The child will grow to become an adult and may face more complex ideas, but the process of gaining and integrating knowledge is unchanging. Ideas are first identified, and then analyzed. The depth to which a person examines and understands an idea is the extent to which that person will become intellectually sensitive to the idea's importance.
The level of discernment is the highest level of all because a person must know an idea thoroughly to the point of conscious usage. That is why 'learning for the sake of doing (Ethics of the Fathers. The first level of learning is learning for the sake of learning (dayah). Next is learning for the sake of teaching (binah), although even though you must understand the idea to teach it, it can still be quite theoretical to the teacher.

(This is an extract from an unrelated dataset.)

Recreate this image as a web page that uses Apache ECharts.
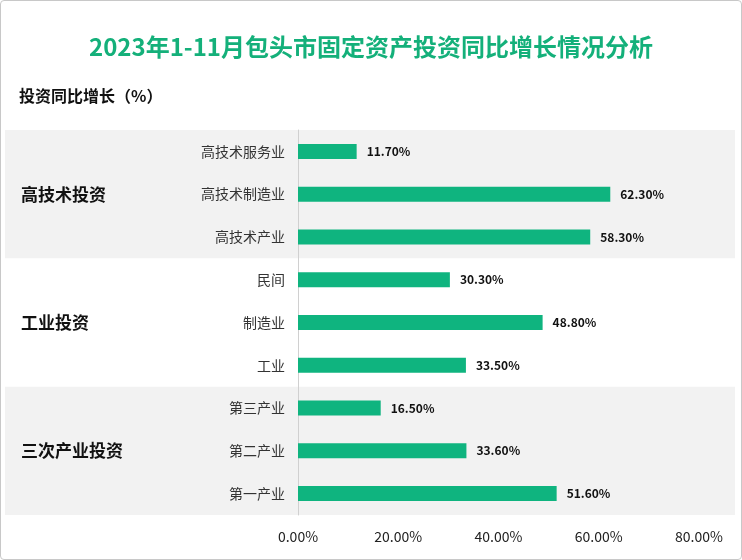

Learning on the condition to do (haskel) requires a complete understanding of the idea if it is to be properly put into practice.) is the highest level of learning-it requires you to know the idea intimately. To discern is to be able to compare this idea to other ideas, to be able to understand all of it's nuances in any given reality.
(The Talmudic process is to introduce an idea and to gain a deep understanding of it by intellectually dissecting it. Often the idea will be compared to other similar ideas to determine subtle distinctions. Other times, real or hypothetical situations are devised to "test" the limits of a particular concept in question.) To what end do we attempt to know ideas so profoundly? It is by being one with a truth that we are able to live according to a heightened awareness. It is on this level that ideas impact our lives, and help us along our way in creating self.